A refreshing look at technical analysisConventional technical analysis is based on the combination of two methods for predicting price movements: one method attempts to "clear" them of noise in order to track their direction, and the second method attempts to predict changes by detecting obstacles in its path and evaluating the momentum of a current direction. In addition to these two methods, it is common to rely on patterns that are signs of things to come. These are mainly patterns based on Japanese candlestick arrangements that can indicate a trend reversal, such as a head and shoulders pattern, etc.
The problem, which is familiar to everyone, is that with any security or currency pair, you can also see shorter periods of decline in a period of rise and vice versa. That is, the price chart has fractal properties (fractal is the name coined by mathematician Benoit B. Mandelbrot in 1975 to describe repeating or similar geometric shapes).
Classical or Euclidean geometry fits perfectly into the world that man has created. However, it is less suitable for the structures found in nature. Clouds are not perfect spheres, mountains are not symmetrical cones, and lightning does not travel in a straight line. Nature is not smooth but rough, and until recently it was not possible to measure how much. Mandelbrot developed a mathematical representation of complex patterns that repeat at any scale, and thanks to the invention of the computer, he proved that fractal geometry can represent patterns even under conditions of irregularity in the natural world. In his book: "The (Mis)Behaviour of Markets: A Fractal View of Risk, Ruin and Reward" he shows that fractal geometry can also represent market movements.

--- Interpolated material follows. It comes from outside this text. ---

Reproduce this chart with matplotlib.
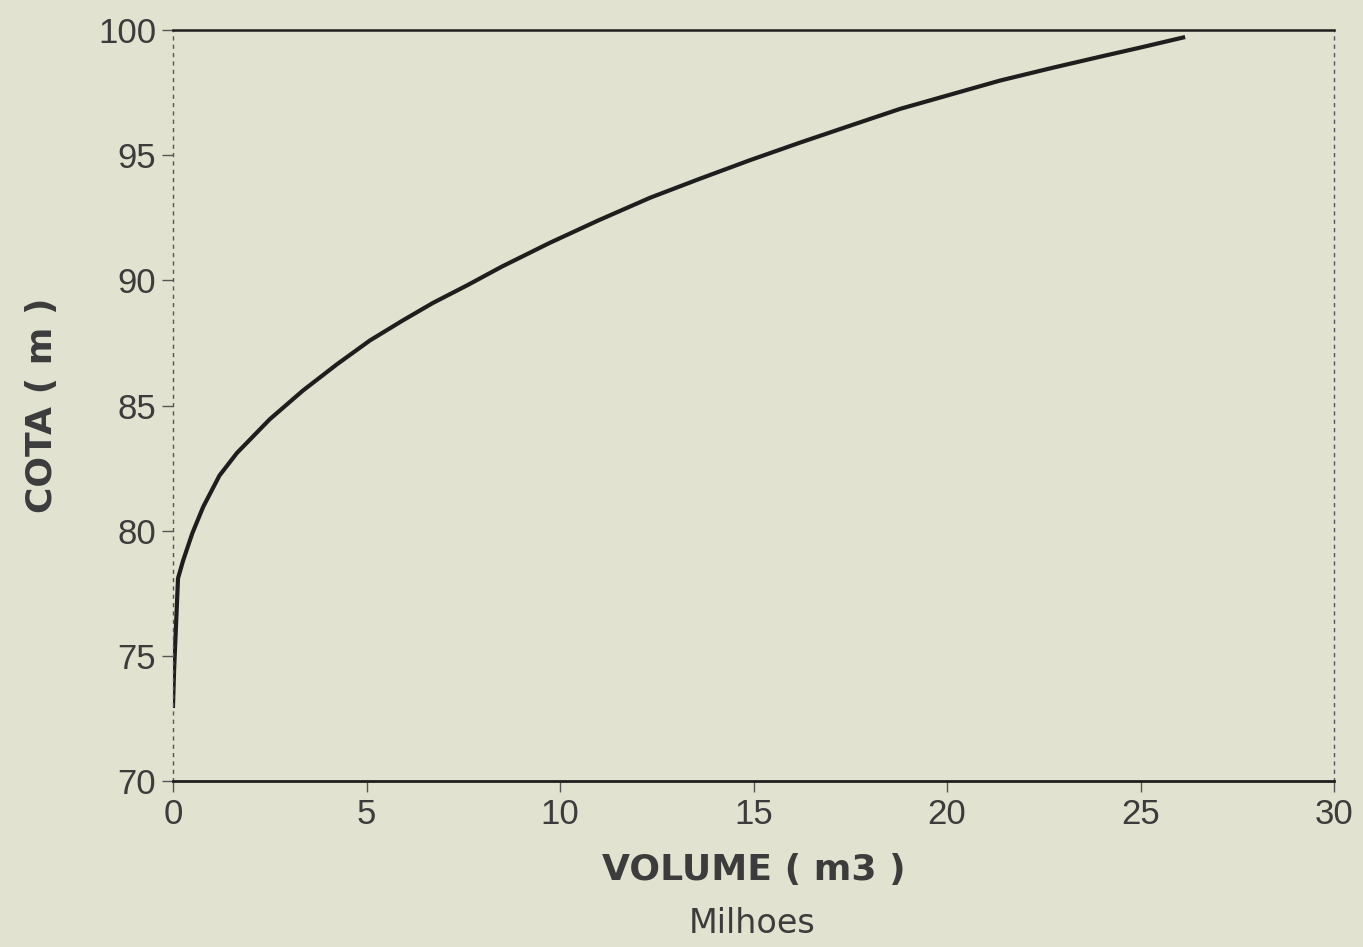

The idea can be understood without mathematical knowledge by looking at the course of a river. A river does not flow in a straight line, but in a channel where the resistance to water flow is lowest. The actual length of the river divided by the air distance is defined as the coefficient of curvature, and its average value for rivers in the world is 1.94. The coefficient of curvature is also a special case of the fractal dimension. The curvature coefficient 1 of a straight line is actually one dimension, while the curvature coefficient close to 2 is actually almost two dimensions. In the general case of two- and three-dimensional shapes, the less smooth the contour of a shape, the greater its roughness - its fractal dimension is greater.
Mandelbrot claims that the "noise" - the fluctuations of the price around the general trend - is not random ("white" noise) and therefore cannot be suppressed by a moving average that smooths it out while ignoring the fractal properties.
Many attempts have been made to find the regularity of market movements using fractal properties. What I do is to form multiple channels:
Within the "game board" whose boundaries are defined, I sketch the longest parallel channel, and within that channel I sketch an intermediate parallel channel, and on top of that I sketch the optimal parallel channel for trading in a time frame that provides the best balance between too early and too late, and between too painful fluctuation intervals and insufficient trend lengths.